What I'm trying to say in summary is, don't miss it. And I'm hoping co-editor will run over and see it, then throw up a more detailed comparison of it to The Dark Knight, as he's far more knowledgeable than any mortal ought to be about it.
A Note on 3D:
I really didn't want to have to throw up such a dud aside about this stuff, but I have to. It's an unfortunate sign of things to come when credit sequences make better use of 3D technology than the rest of a film. Thor is incredibly lush, even without 3D, but what 3D there is makes feeble use of depth throughout. The juicier CGI sequences didn't really gain much scope from teching up, and the big shots, e.g. of Asgard, seemed static, as if only the camera was moving. As bad as it was as a story, Avatar is a great example of 3D use, extremely immersive, without being showy. Films like Thor, with the punch of story, script, tight editing and brilliant characterisation, don't need this crap. The visual medium is secondary to the aural experience. Once again, an example of studios trampling over the fanbase. (On that note, this is fun, but note: a faux-trailer.) Homogenising bastards, all of them.

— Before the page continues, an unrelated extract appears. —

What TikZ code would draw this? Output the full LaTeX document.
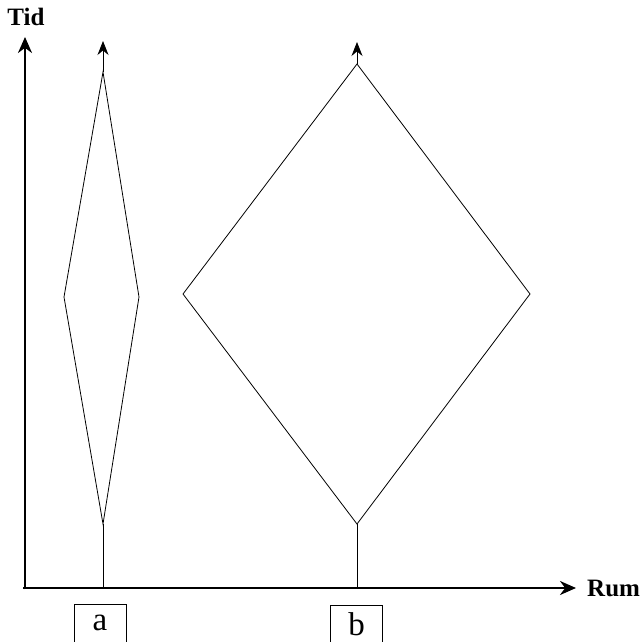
\documentclass[tikz,border=0pt]{standalone}
\usepackage{fontspec}
\setmainfont{Liberation Serif}
\usetikzlibrary{arrows.meta}
\begin{document}
\begin{tikzpicture}[x=1pt,y=-1pt,
  axis/.style={line width=2.6pt,-{Stealth[length=16pt,width=14pt]}},
  worldline/.style={line width=0.8pt,line join=miter},
  tip/.style={line width=0.8pt,-{Stealth[length=14pt,width=11pt]}},
  axislabel/.style={font=\bfseries\fontsize{25}{25}\selectfont,inner sep=0pt},
  tag/.style={draw,line width=0.8pt,minimum width=52pt,minimum height=38pt,inner sep=0pt,
              font=\fontsize{33}{33}\selectfont}]
\useasboundingbox (0,0) rectangle (643,642);
% axes
\coordinate (O) at (23,588);
\coordinate (ytop) at (25,37);
\coordinate (xend) at (576,588);
\draw[axis] (25,589.3) -- (ytop);
\draw[axis] (O) -- (xend);
\node[axislabel] (tid) at (26,17) {Tid};
\node[axislabel,anchor=west] (rum) at (587,588) {Rum};
% world line a
\coordinate (a0) at (103,588);
\coordinate (ab) at (103,524);
\coordinate (al) at (64,297);
\coordinate (ar) at (139,297);
\coordinate (at) at (103,72);
\coordinate (aend) at (103,41);
\draw[worldline] (a0) -- (ab);
\draw[worldline] (ab) -- (al) -- (at) -- (ar) -- cycle;
\draw[tip] (at) -- (aend);
% world line b
\coordinate (b0) at (357,588);
\coordinate (bb) at (357,524);
\coordinate (bl) at (183,294);
\coordinate (br) at (530,294);
\coordinate (bt) at (357,64);
\coordinate (bend) at (357,42);
\draw[worldline] (b0) -- (bb);
\draw[worldline] (bb) -- (bl) -- (bt) -- (br) -- cycle;
\draw[tip] (bt) -- (bend);
% tags
\node[tag] (taga) at (100,623) {a};
\node[tag] (tagb) at (356.5,624) {b};
\end{tikzpicture}
\end{document}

(*) Can't work out where to insert this, so it's a footnote. A small niggle early on with the presentation of Asgard's backstory - Peter Jackson did it brilliantly in LOTR, the history of the severing of the ring from Sauron's finger; and he set a template for future epic fantasies which no one has tried hard enough to dismantle. The slightly distanced narrative perspective, serious voice over, the hordes of static CGI-ed combatants lined up implausibly in some kind of WWE face off, big sweeping battle scenes. Yes, it's a helpful shorthand for storytelling, but no, no, no. Unless you're going to make some serious comment on Jackson's style, Tolkien's campness and LOTR generally, why? Here's a challenge: why not let readers use their imaginations and set up a field on a table, with metalcast miniatures - painted Warhammer moulds and papier-maché landscapes. Has anyone done that yet? Probably cost a shitload less than CGI and look as beautiful. All you'd need is a decent soundtrack.
Here, look at this. Now imagine the intro and other intertitles read by James Earl Jones. And the sub/surtitles as stage directions. You can also note the realism of the set up: units formed into small squadrons, with a clear chain of hierarchy spreading through the different unit types. Multiple points of attack, multiple points of contact on a single battlefield... I'd better stop here, my geekery is getting the better of me. But it's a footnote, so that's OK, boy's and girls.